We read Gov. Kate Brown’s essay in the New York Times “The West is on Fire: It’s Past Time to Act on Climate Change” early this month and wrote to her about the steps that Oregon could take to mitigate the problem. We did not receive a reply.
The article demonstrated a striking lack of courage in speaking about the most obvious contributor to climate change in Oregon, the logging industry. She did not mention solutions such as changing the Forest Practices Act and the National Forest Management Act to require more stringent regulations, such as eliminating the harvest of old growth forest, which offer the greatest carbon sequestration of any forest on Earth, or dealing with the huge backlog of needed thinning on both public and private forestlands.

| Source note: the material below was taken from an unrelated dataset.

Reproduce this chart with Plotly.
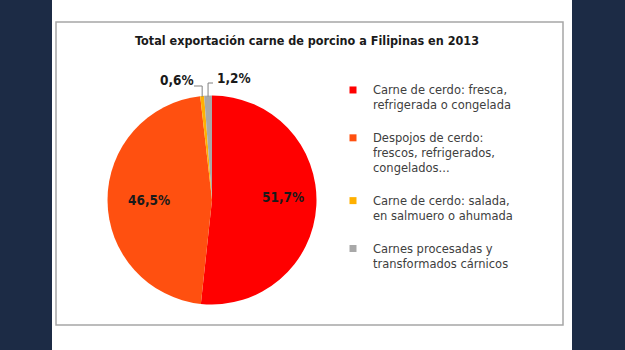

The practice of cutting old growth or mature forest and replacing it with fire-prone plantations that are rarely thinned must stop. Burnt forests must be left standing for the most efficient regeneration, except along roadsides where there is a true danger, not the latest gambit justifying overharvest by ODOT, “danger trees,” by which all of the trees in the travel corridor are cut, living and dead, and even along un-used logging roads.
We were hoping for, and continue to hope for, a more truly environmentally aware governor who is interested in making the difficult choices for Oregon’s future, not mouthing platitudes and requesting that Congress do something to solve the problems that are in her power to mitigate.